Ever since Samsung reported slower sales for its flagship Galaxy S5, the race to develop smartwatches has never been more important for the Korean giant. Samsung is not the only tech giant developing smartwatches. Nike started developing an exercise band called Fitbit, before giving up. Sony is already on its second iteration of a smartwatch, while last week Montreal’s Neptune began shipping its Android-based Pine device to buyers.
It is clear that smartwatches are the next step in the evolution of mobile devices. Intel acquired Basis, a smartwatch maker, back in March. LG released the G Watch, while Motorola will release the Moto 360. Will users really embrace these devices? Are phones so hard to reach that people will want to pay for getting instant notifications on a wearable device?
Gear Live, which Samsung introduced last year at Google’s I/O 2014 event, lets users send text, take notes, or use the “Ok Google” command to activate other commands through voice recognition. Costing just CDN$219.99, the device has a very usable 1.63-inch sAMOLED screen, a quad-core processor, 4GB storage, and 512 MB RAM.
Samsung also has Gear 2, which runs a Tizen OS. For that reason, the device is compatible only with Samsung devices (such as the Galaxy and Note phones/phablets.)
Both the Gear Live and LG G watch follow a usability model whereby the technology is in control. Android Wear presents notifications on the smartwatch, but the user must respond to the notification and complete the task (be it responding to an email or tweet) on the phone. Still, users familiar with Google Now cards will find good value with Android Wear. Google collects information about the user, learning how to predict what information is important. Information is presented in a card format on the smartwatch, and becomes more useful as the system adapts to the user’s habits.
Google Now’s accurate and functional voice recognition makes Android Wear very usable. Searches on the smartwatch are contextual, since Google takes into account location, calendar appointments, and past search activity before presenting search results.
Until Apple formally announces an iWatch, consumers wanting to get a smartwatch will also need an Android phone.
No one should be surprised that the battery life is limited. Users demand that smartwatches be light and small, which means having a small battery. The battery in Android Wear is 300mAh – 400 mAh, so expect no more than a full day of use.
The smartwatch presents all notifications emanating from the phone. Since it does not give the user a way to filter or limit notifications, users may actually be better off sticking solely with a smartphone. BlackBerrys, for example, have a superior notification interface that does not overload its users with unimportant alerts.
Early adopters beware
Android Wear is in its first iteration for the consumer, which means early adapters will go through many bumps and bugs. This is no different for adopters for any other new technology. Thankfully, the trend for wearable tech becoming mainstream one day is very real.

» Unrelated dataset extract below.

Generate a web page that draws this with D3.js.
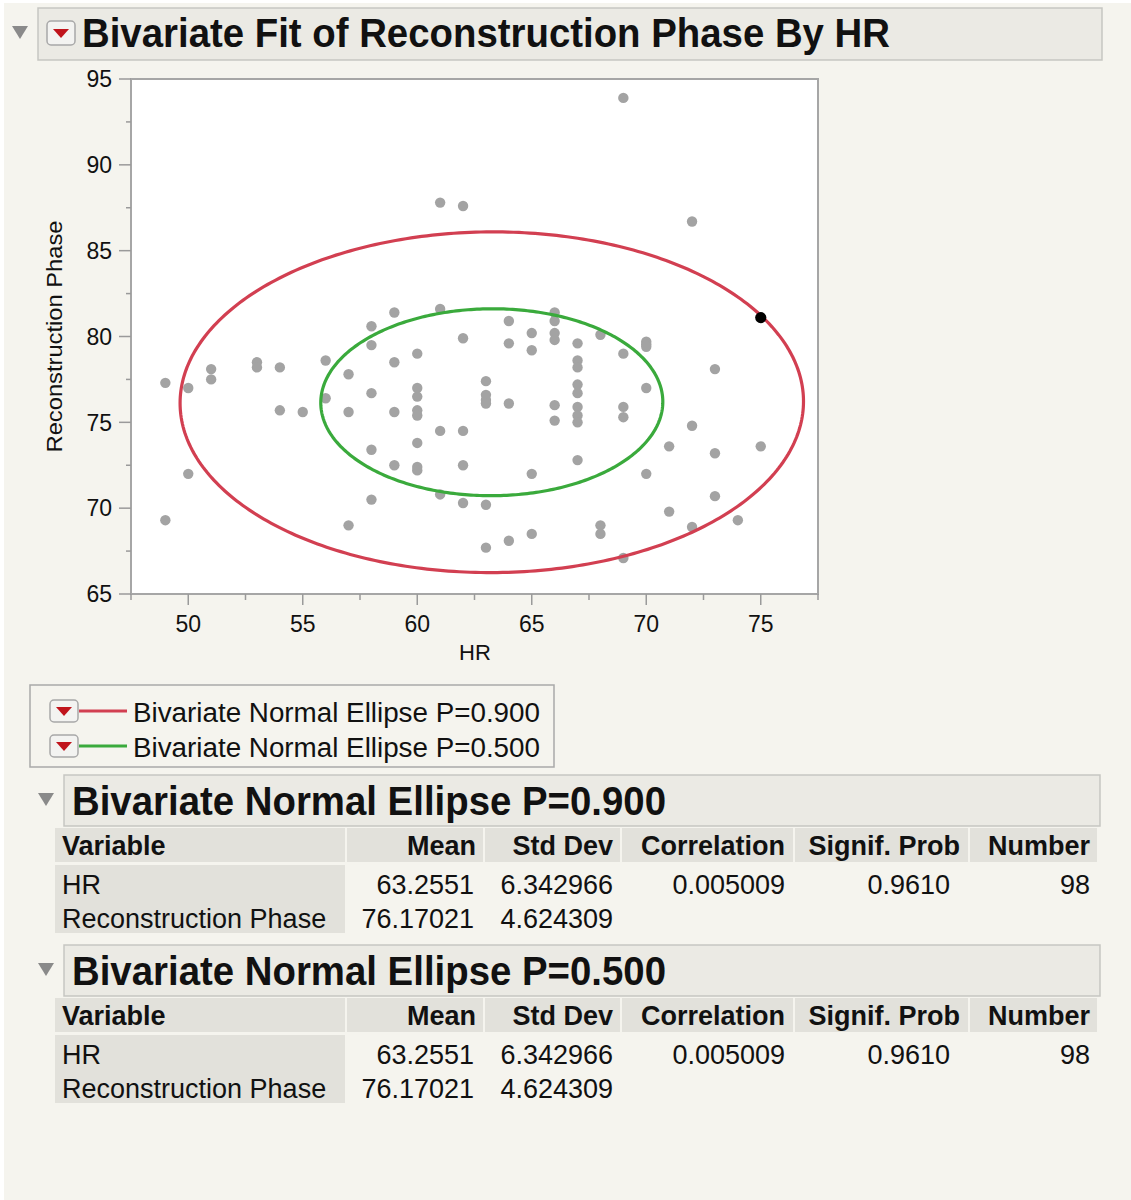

This means manufacturers and software companies will be highly motivated in releasing updates. Smartwatches will only get better as users report bugs and give their feedback.

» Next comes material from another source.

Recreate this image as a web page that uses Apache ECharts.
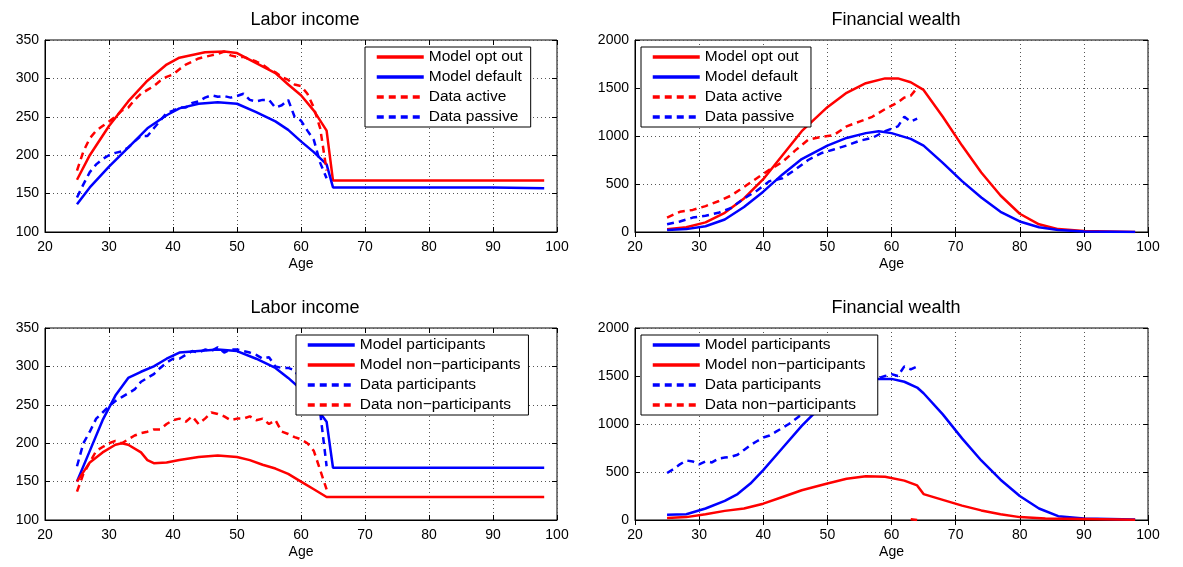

Unsurprisingly, Android-based smartwatches have severe limitations. The chief weaknesses in them are weak battery life and limited control of notifications. Smartwatch demand is likely to accelerate, thanks to a low price point. Its adoption might even be faster than when smartphones were first introduced. This will motivate the developer community in designing and releasing iterations of applications for the platform quickly. In a short time, these wearable devices will become a necessity, not just a fad.